You don’t need a lot of art supplies or even artist grade ones to create a beautiful piece. Today I’m going to show you the process I used for creating a rooster painting using only two colors of watercolors and a number 2 pencil. Read until the end to get this piece on gifts and accessories on our Redbubble store.
To start, here are the colors I will be using, the yellow to the far left and the red to the far right. The orange is an equal combination of the two, though I added more red or more yellow to it for different parts of the painting. The thing about using two colors is that you aren’t really using two colors, you can mix them to create a secondary color if you’re using primaries like I am, or to create grey tones or tertiary colors.
I started off with my lightest tone first. With watercolors, it’s best to start with your lightest color so that you don’t muddy the light colors with the dark colors if you add the lights later. The lightest color is the yellow, which I applied in a flat wash across the head and neck of the rooster. You can also see my sketch here.

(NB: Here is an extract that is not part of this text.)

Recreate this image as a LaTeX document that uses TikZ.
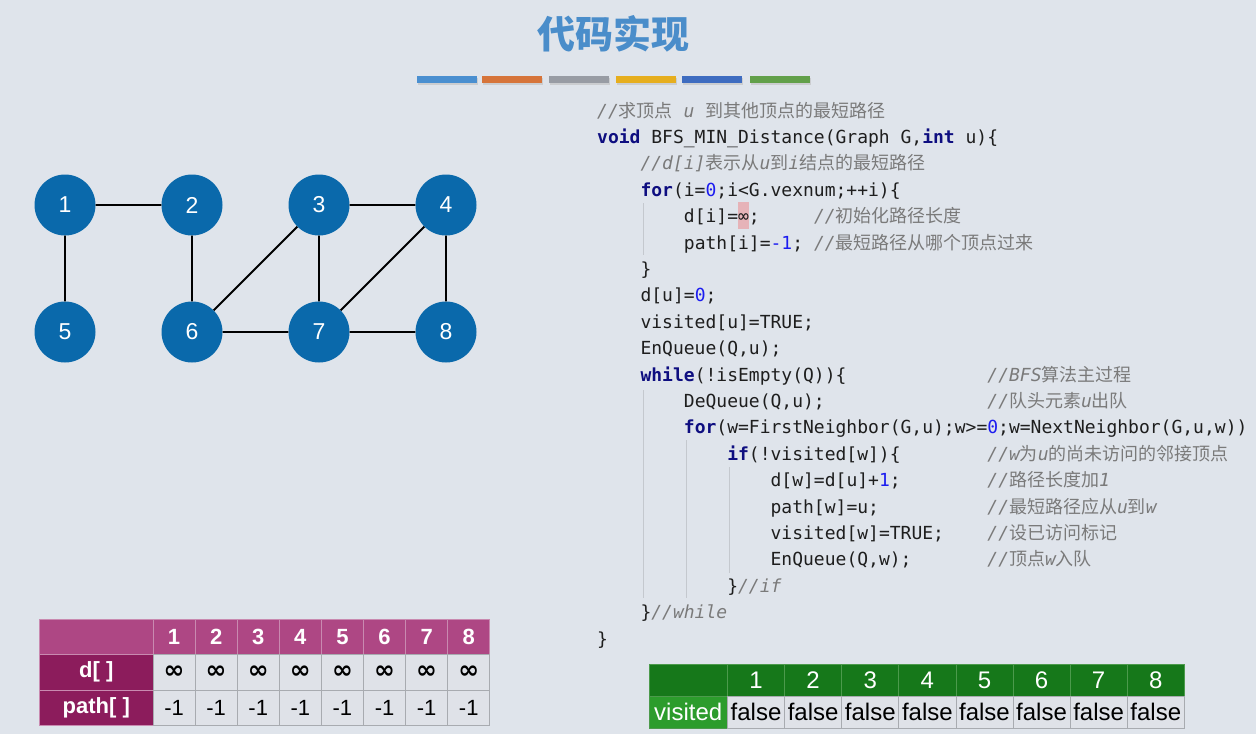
\documentclass[tikz,border=0pt]{standalone}
\usepackage{fontspec}
\setmainfont{Liberation Sans}
\newfontfamily\codef{DejaVu Sans Mono}
\newfontfamily\cjk{Noto Sans CJK SC}
\newfontfamily\symf{DejaVu Sans}
\definecolor{bg}{HTML}{DFE4EB}
\definecolor{titleblue}{HTML}{4A8DCA}
\definecolor{vblue}{HTML}{0A69AB}
\definecolor{kwc}{HTML}{0E0E80}
\definecolor{nmc}{HTML}{1C1CF0}
\definecolor{cmc}{HTML}{7A7A7A}
\definecolor{codec}{HTML}{1E1E1E}
\definecolor{guide}{HTML}{C4C8CE}
\definecolor{hipink}{HTML}{E6B3B8}
\definecolor{pinkhdr}{HTML}{AE4784}
\definecolor{pinkside}{HTML}{8C1C5C}
\definecolor{pinkline}{HTML}{C98AB0}
\definecolor{cellbg}{HTML}{DFE2E8}
\definecolor{cellline}{HTML}{A8ABB0}
\definecolor{greenhdr}{HTML}{16781A}
\definecolor{greenside}{HTML}{2C9C2C}
\definecolor{greenline}{HTML}{4C9A4C}
\definecolor{barA}{HTML}{4A8FD0}
\definecolor{barB}{HTML}{D6743A}
\definecolor{barC}{HTML}{989CA4}
\definecolor{barD}{HTML}{E6AE1E}
\definecolor{barE}{HTML}{3E6CC0}
\definecolor{barF}{HTML}{62A04A}
\newcommand\kwd[1]{{\bfseries\color{kwc}#1}}
\newcommand\nmb[1]{{\color{nmc}#1}}
\newcommand\zh[1]{{\cjk\upshape #1}}
\newcommand\cmnt[1]{{\color{cmc}\itshape #1}}
\def\colw{10.84}
\newcommand\codeat[4]{\node[codeln] (#1) at ({597+#2*\colw},{117+#3*26.4}) {#4};}
\tikzset{
  vtx/.style={circle, fill=vblue, minimum size=61, inner sep=0, text=white, font=\fontsize{23}{23}\selectfont},
  edge/.style={line width=1.8, black},
  codeln/.style={anchor=base west, inner sep=0, text=codec, font=\codef\fontsize{18}{18}\selectfont},
  guideln/.style={guide, line width=0.8},
  bar/.style={inner sep=0, minimum width=60, minimum height=7},
  tcell/.style={inner sep=0, minimum width=42.1, minimum height=35.5, fill=cellbg, draw=cellline, line width=0.8, font=\fontsize{22}{22}\selectfont},
  thdr/.style={inner sep=0, minimum width=42.1, minimum height=35.5, fill=pinkhdr, draw=pinkline, line width=0.8, text=white, font=\bfseries\fontsize{22}{22}\selectfont},
  tside/.style={inner sep=0, minimum width=113.5, minimum height=35.5, fill=pinkside, draw=pinkline, line width=0.8, text=white, font=\bfseries\fontsize{22}{22}\selectfont},
  gcell/.style={inner sep=0, minimum width=57.1, minimum height=32, fill=cellbg, draw=cellline, line width=0.8, font=\fontsize{24}{24}\selectfont},
  ghdr/.style={inner sep=0, minimum width=57.1, minimum height=32, fill=greenhdr, draw=greenline, line width=0.8, text=white, font=\fontsize{24}{24}\selectfont},
  gside/.style={inner sep=0, minimum width=78.5, minimum height=32, fill=greenside, draw=greenline, line width=0.8, text=white, font=\fontsize{24}{24}\selectfont},
}
\begin{document}
\begin{tikzpicture}[x=1pt,y=-1pt]
\fill[bg] (0,0) rectangle (1256,734);
\useasboundingbox (0,0) rectangle (1256,734);
% title
\node[font=\cjk\bfseries\fontsize{38}{38}\selectfont, text=titleblue] (title) at (613,34) {代码实现};
% bars
\foreach \c/\x [count=\i] in {barA/447,barB/512,barC/579,barD/646,barE/712,barF/780}{
  \fill[black!25, opacity=0.6] (\x-30+1,76+2) rectangle (\x+30+1,83+2);
  \node[bar, fill=\c] (bar\i) at (\x,79) {};
}
% graph
\foreach \n/\x/\y in {1/65/205,2/192/205,3/319/205,4/446/205,5/65/332,6/192/332,7/319/332,8/446/332}
  \node[vtx] (v\n) at (\x,\y) {\n};
\draw[edge] (v1)--(v2) (v1)--(v5) (v2)--(v6) (v3)--(v4) (v3)--(v6) (v3)--(v7) (v4)--(v7) (v4)--(v8) (v6)--(v7) (v7)--(v8);
% code guides
\coordinate (g1a) at (643,203); \coordinate (g1b) at (643,255);
\coordinate (g2a) at (643,390); \coordinate (g2b) at (643,598);
\coordinate (g3a) at (686,440); \coordinate (g3b) at (686,598);
\coordinate (g4a) at (729,467); \coordinate (g4b) at (729,573);
\draw[guideln] (g1a)--(g1b) (g2a)--(g2b) (g3a)--(g3b) (g4a)--(g4b);
% infinity highlight
\fill[hipink] ({597+13*\colw},202) rectangle ({597+14*\colw},229);
% code
\codeat{c0}{0}{0}{\cmnt{//\zh{求顶点} u \zh{到其他顶点的最短路径}}}
\codeat{c1}{0}{1}{\kwd{void} BFS\_MIN\_Distance(Graph G,\kwd{int} u)\{}
\codeat{c2}{4}{2}{\cmnt{//d[i]\zh{表示从}u\zh{到}i\zh{结点的最短路径}}}
\codeat{c3}{4}{3}{\kwd{for}(i=\nmb{0};i<G.vexnum;++i)\{}
\codeat{c4}{8}{4}{d[i]=∞;}
\codeat{m4}{20}{4}{\cmnt{//\zh{初始化路径长度}}}
\codeat{c5}{8}{5}{path[i]=\nmb{-1};}
\codeat{m5}{20}{5}{\cmnt{//\zh{最短路径从哪个顶点过来}}}
\codeat{c6}{4}{6}{\}}
\codeat{c7}{4}{7}{d[u]=\nmb{0};}
\codeat{c8}{4}{8}{visited[u]=TRUE;}
\codeat{c9}{4}{9}{EnQueue(Q,u);}
\codeat{c10}{4}{10}{\kwd{while}(!isEmpty(Q))\{}
\codeat{m10}{36}{10}{\cmnt{//BFS\zh{算法主过程}}}
\codeat{c11}{8}{11}{DeQueue(Q,u);}
\codeat{m11}{36}{11}{\cmnt{//\zh{队头元素}u\zh{出队}}}
\codeat{c12}{8}{12}{\kwd{for}(w=FirstNeighbor(G,u);w>=\nmb{0};w=NextNeighbor(G,u,w))}
\codeat{c13}{12}{13}{\kwd{if}(!visited[w])\{}
\codeat{m13}{36}{13}{\cmnt{//w\zh{为}u\zh{的尚未访问的邻接顶点}}}
\codeat{c14}{16}{14}{d[w]=d[u]+\nmb{1};}
\codeat{m14}{36}{14}{\cmnt{//\zh{路径长度加}1}}
\codeat{c15}{16}{15}{path[w]=u;}
\codeat{m15}{36}{15}{\cmnt{//\zh{最短路径应从}u\zh{到}w}}
\codeat{c16}{16}{16}{visited[w]=TRUE;}
\codeat{m16}{36}{16}{\cmnt{//\zh{设已访问标记}}}
\codeat{c17}{16}{17}{EnQueue(Q,w);}
\codeat{m17}{36}{17}{\cmnt{//\zh{顶点}w\zh{入队}}}
\codeat{c18}{12}{18}{\}\cmnt{//if}}
\codeat{c19}{4}{19}{\}\cmnt{//while}}
\codeat{c20}{0}{20}{\}}
% table 1
\node[tside, fill=pinkhdr] (t1h0) at (96.25,636.75) {};
\node[tside] (t1d) at (96.25,672.25) {d[ ]};
\node[tside] (t1p) at (96.25,707.75) {path[ ]};
\foreach \i in {1,...,8}{
  \node[thdr] (t1h\i) at ({153+42.1*(\i-0.5)},636.75) {\i};
  \node[tcell, font=\symf\bfseries\fontsize{25}{25}\selectfont] (t1d\i) at ({153+42.1*(\i-0.5)},672.25) {∞};
  \node[tcell] (t1p\i) at ({153+42.1*(\i-0.5)},707.75) {-1};
}
% table 2
\node[gside, fill=greenhdr] (t2h0) at (688.25,680) {};
\node[gside] (t2v) at (688.25,712) {visited};
\foreach \i in {1,...,8}{
  \node[ghdr] (t2h\i) at ({727.5+57.1*(\i-0.5)},680) {\i};
  \node[gcell] (t2v\i) at ({727.5+57.1*(\i-0.5)},712) {false};
}
\end{tikzpicture}
\end{document}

This section of the rooster is going to end up darker than this yellow, but there are highlights of the light yellow, so I need to add those first. Painting highlights in watercolors is something you do in reverse, you add the highlights first and then paint the darker areas around them.
While the yellow was still wet, I added some of my orange, to which I added slightly more red. Using a wet on wet technique blurs the lines and allows be to create a more natural transition. I waited until the beak was dry to add orange because I wanted the opposite effect, for the lines to be crisp.
I next used the red to paint the coxcomb. I only used the one red but was able to create variance in tone by diluting some sections more than others. The more water you add to watercolors, the lighter the tone will be. To really emphasize the difference in light, I left some sections white.
Finally, I took a regular number 2 pencil to add the darkest sections. These included some deep shadows on the coxcomb, the nostril and beak, and the eye. You can see on the coxcomb that I was able to shade on top of the watercolors to create variation with the pencil. In other sections, like under the beak, I kept the pencil dark.